Additionally, the stock is currently trading at a Price-to-Earnings (P/E) ratio of 18, which is slightly above the industry average. Despite this, long-term investors have witnessed returns of approximately 31 percent over the past five years, indicating that the company has delivered a moderate yet steady performance.
Financial Highlights
SEPC Ltd has recorded impressive financial growth in recent times. On a year-on-year basis, revenue witnessed a massive surge of 156 percent, rising from ₹133 crore to ₹341 crore. Profits also saw a robust jump of 275 percent, climbing from ₹4 crore to ₹15 crore. This indicates that the company is improving in terms of both scale and profitability.
Quarter-on-quarter figures also reflect consistent improvement.
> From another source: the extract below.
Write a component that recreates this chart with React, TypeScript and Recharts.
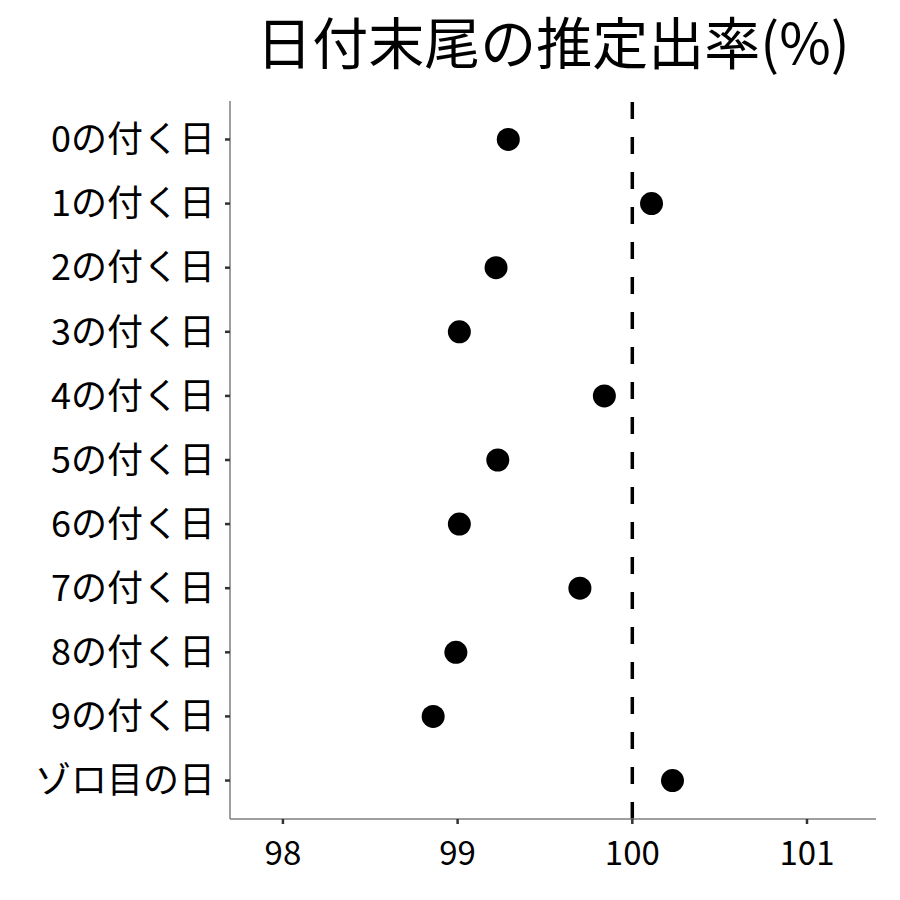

Over the past three years, sales have grown at a compound annual growth rate (CAGR) of 22 percent, while profits have expanded at a rate of 29 percent. Recent data from the last twelve months suggests that the pace of expansion is even faster, pointing toward a positive business cycle.
However, return ratios remain low. The company’s ‘Return on Capital Employed’ stands at 6 percent, while its ‘Return on Equity’ is approximately 2.5 percent. These figures suggest that while growth is strong, there remains scope for improvement in efficiency and returns in the coming years.
Order Book
The company currently being acquired possesses an order book exceeding ₹1,300 crore, providing a clear indication of future earnings. This robust pipeline is one of the primary reasons behind the positive investor sentiment surrounding the stock.
With this deal, SEPC Ltd expects to gain access to major clients in the Middle East and participate in large-scale infrastructure and energy projects. This could potentially strengthen both the company’s revenue base and its long-term business outlook.